Politics & Policy

Closer, But No Cigar

The president's tax-reform panel is coming up short.

Last week, economic conservatives raised serious concerns that the President’s Advisory Panel on Federal Tax Reform has misconstrued its mandate and is heading in the wrong direction. Under the guise of “tax reform,” the panel actually is contemplating repealing the alternative minimum tax while curtailing deductions for home-mortgage interest and state and local taxes, and also capping the value of employer-provided health care that employees may receive tax free — without any consideration given to lowering marginal tax rates.

It looks now as if the panel does not intend to advise the president on the full range of revenue-neutral tax-reform options available, as he had requested in his executive order “to simplify the code, reduce the costs and administrative burdens, promote long-run economic growth and job creation, and better encourage work effort, saving, and investment, so as to strengthen the competitiveness of the United States in the global marketplace.”

Instead of advising the president on the full range of economically sound reform options, the panel appears bent on lobbying the president for the one or two reform options it prefers. By all indications, the panel is behaving more like a legislative committee than an advisory team; it’s negotiating with itself in search of consensus rather than providing the president a broad menu of economically sound alternatives, all of which would satisfy the president’s requirements and be a vast improvement over the current tax system.

More, when establishing the tax rates necessary to meet the president’s request that all options be “revenue neutral,” the panel appears set to ignore the economic effects of reforming the tax base. Since the president’s executive order requires the panel to recommend only options that improve economic growth and job creation, isn’t it a bit curious that the panel is ignoring the beneficial economic effects the reforms are supposed to achieve — in other words, that lower tax rates, and a properly defined tax base which would ignite GDP and job growth, would also generate more tax revenue?

There is also word that the panel will likely recommend a close-cousin to a consumed-income tax with at least two rates, probably 10 and 30 percent. The devil is in the details, of course, but this steeply progressive rate structure holds serious potential problems. For example, as taxpayers move from the lower to the higher bracket, they will experience a 200 percent increase in their marginal tax rate. There is broad agreement within the tax-reform community that any comprehensive reform should inaugurate a single-rate system.

Moreover, much depends on how the panel intends to treat returns on saving and investment and what it plans to do with the corporate income tax, about which there’s been little word so far. I hope the options recommended by the panel define both the corporate and individual tax bases properly. If it does, however, it will meet itself coming round the bend in a head-on contradiction since it already rejected a retail sales tax and a consumption-based tax (such as a business transfer tax).
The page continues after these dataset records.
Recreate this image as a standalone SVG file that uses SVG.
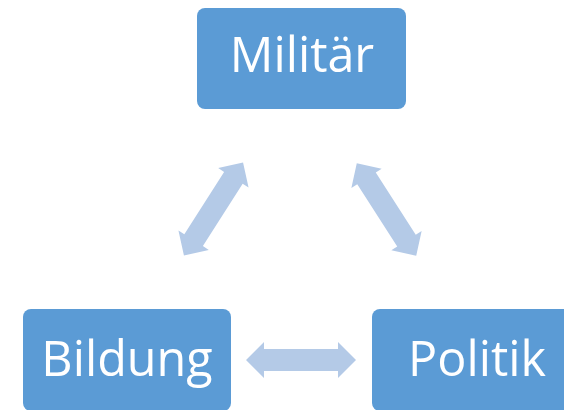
<svg xmlns="http://www.w3.org/2000/svg" width="564" height="410" viewBox="0 0 564 410">
<defs>
<style>
.box{fill:#5B9BD5;}
.lbl{fill:#FFFFFF;font-family:"Open Sans","Liberation Sans",sans-serif;font-size:48.5px;text-anchor:middle;}
.arr{fill:#B4CAE7;}
</style>
<path id="dbl" d="M-55,0 L-37,-18 L-37,-11 L37,-11 L37,-18 L55,0 L37,18 L37,11 L-37,11 L-37,18 Z"/>
</defs>
<rect width="564" height="410" fill="#FFFFFF"/>
<g id="connectors" class="arr">
<use href="#dbl" transform="translate(301,360)"/>
<use href="#dbl" transform="translate(213.5,209) rotate(-57.5)"/>
<use href="#dbl" transform="translate(386.5,209.5) rotate(57.3)"/>
</g>
<g id="militaer">
<rect class="box" x="197" y="8" width="209" height="101" rx="8"/>
<text class="lbl" x="302" y="72">Militär</text>
</g>
<g id="bildung">
<rect class="box" x="23" y="309" width="208" height="102" rx="8"/>
<text class="lbl" x="127" y="376">Bildung</text>
</g>
<g id="politik">
<rect class="box" x="372" y="309" width="209" height="102" rx="8"/>
<text class="lbl" x="477" y="376">Politik</text>
</g>
</svg>
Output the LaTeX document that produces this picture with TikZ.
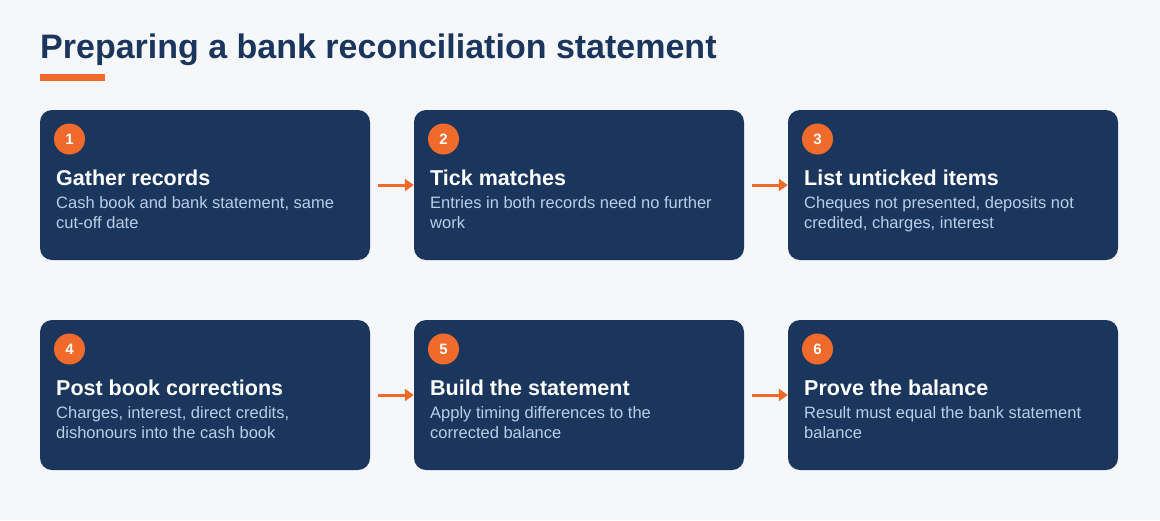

It will be interesting to see how the panel explains to Sen. Jim DeMint, for example, why the president should not give serious consideration to his proposal to combine an 8.5 percent business transfer tax and an 8.5 percent retail sales tax into a hybrid broad-based consumption tax — especially in light of the fact that President Bush already has expressed considerable interest in replacing the personal income tax with a retail sales tax. In fact, how will the panel explain its refusing to recommend for the president’s consideration any of the other six broad-based consumption-tax systems that all tax the economically proper base through different means?

I am pleased that the panel has heard the voice of economic conservatives and is planning to offer at least one comprehensive reform plan. But in my opinion, this is far from sufficient. There are numerous economically equivalent tax systems from which the president can select. The panel’s job is not to choose for the president, but to provide him the information and framework from which to make an informed choice.

– Lawrence A. Hunter is vice president and chief economist for the Free Enterprise Fund.